WASHINGTON – Feedback on the National Institute of Food and Agriculture’s Agriculture and Food Research Initiative (AFRI) program was provided by the American Meat Institute Foundation (AMIF) during a stakeholders meeting held Feb. 22. In light of significant food-safety challenges the meat and poultry industry faces, continuous support and long-term funding of food-safety research was encouraged by AMIF.
There is an immediate and critical need to develop real-time or near real-time microbial sampling and testing technologies, said Betsy Booren, Ph.D., AMIF director of scientific affairs. “The meat and poultry industry uses a preventive food-safety process management system that rely on the monitoring of parameters to ensure the system is in control,” she added. “One tool commonly utilized is microbial testing. The results help companies make real-time decision about the products they are producing.”

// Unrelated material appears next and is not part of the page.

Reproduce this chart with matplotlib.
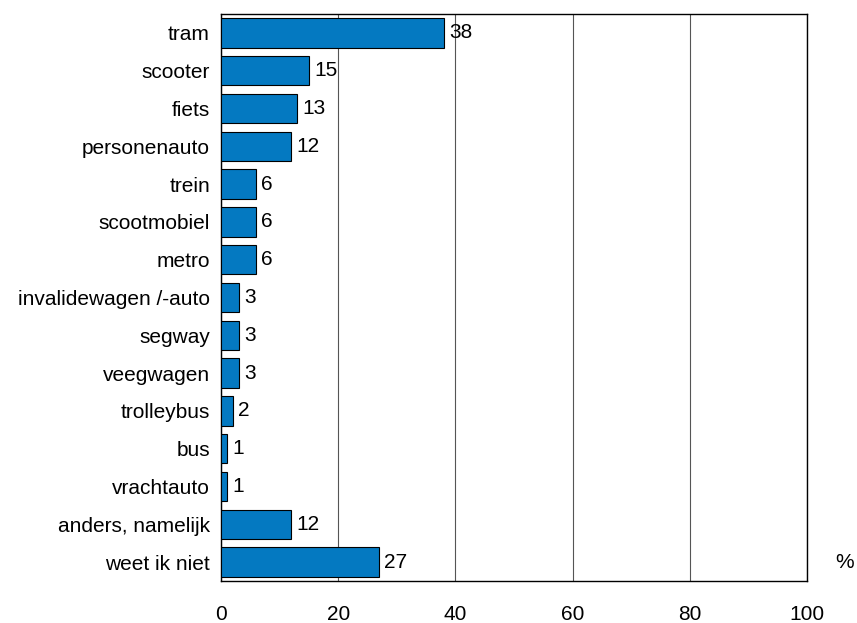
import matplotlib
matplotlib.use("Agg")
import matplotlib.pyplot as plt

categories = ["tram", "scooter", "fiets", "personenauto", "trein", "scootmobiel",
              "metro", "invalidewagen /-auto", "segway", "veegwagen", "trolleybus",
              "bus", "vrachtauto", "anders, namelijk", "weet ik niet"]
values = [38, 15, 13, 12, 6, 6, 6, 3, 3, 3, 2, 1, 1, 12, 27]
xticks = [0, 20, 40, 60, 80, 100]

plt.rcParams["font.family"] = ["Liberation Sans", "DejaVu Sans"]
FS = 15

fig = plt.figure(figsize=(8.57, 6.23), dpi=100)
ax = fig.add_axes([221 / 857, 1 - 581 / 623, (807 - 221) / 857, (581 - 14) / 623])

pos = list(range(len(categories)))
ax.barh(pos, values, height=0.78, color="#0479C1", edgecolor="black", linewidth=0.8, zorder=3)
for p, v in zip(pos, values):
    ax.text(v + 0.9, p, str(v), va="center", ha="left", fontsize=FS, color="black", zorder=4)

ax.set_xlim(0, 100)
ax.set_ylim(len(categories) - 0.5, -0.5)
ax.set_yticks(pos)
ax.set_yticklabels(categories, fontsize=FS)
ax.set_xticks(xticks)
ax.set_xticklabels([str(t) for t in xticks], fontsize=FS)
ax.tick_params(axis="both", length=0)
ax.tick_params(axis="x", pad=17)
ax.tick_params(axis="y", pad=8)
ax.xaxis.grid(True, color="#555555", linewidth=0.8, zorder=0)
for s in ax.spines.values():
    s.set_linewidth(1.0)
    s.set_color("black")

fig.text(845 / 857, 1 - 563 / 623, "%", fontsize=FS, ha="center", va="center")

fig.savefig("out.png", dpi=100)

Greater understanding of human salmonellosis is also needed, she added. Booren further suggested AFRI develop a program that examines the human acquisition factors of Salmonella as well as the causative species that cause illness; look into whether causative species are commodity specific; how to better attribute Salmonella to specific food illnesses; and to address what the role of competitive exclusion in preventing illness is, among other things.
The NIFA and the AFRI program were strongly encouraged by AMIF to reexamine foodborne illnesses, outbreaks, prevalence and other public-health data used to determine funding priority areas that will reduce the public health risk of consuming certain foods and that will attribute the illnesses more rapidly.
“The AFRI program should target .... the areas of greatest societal impact for the development of future RFAs,” Booren said. “For instance, the foodborne illnesses associated with Salmonella have remained virtually unchanged despite decreases of prevalence in meat and poultry products. Research should be focused to improve the health of Americans.”
Research recommendations were also made by AMIF regarding controlling Shiga toxin-producing E. coli (STEC) in fresh beef products, controlling Listeria monocytogenes on ready-to-eat meat and poultry products and controlling Salmonella.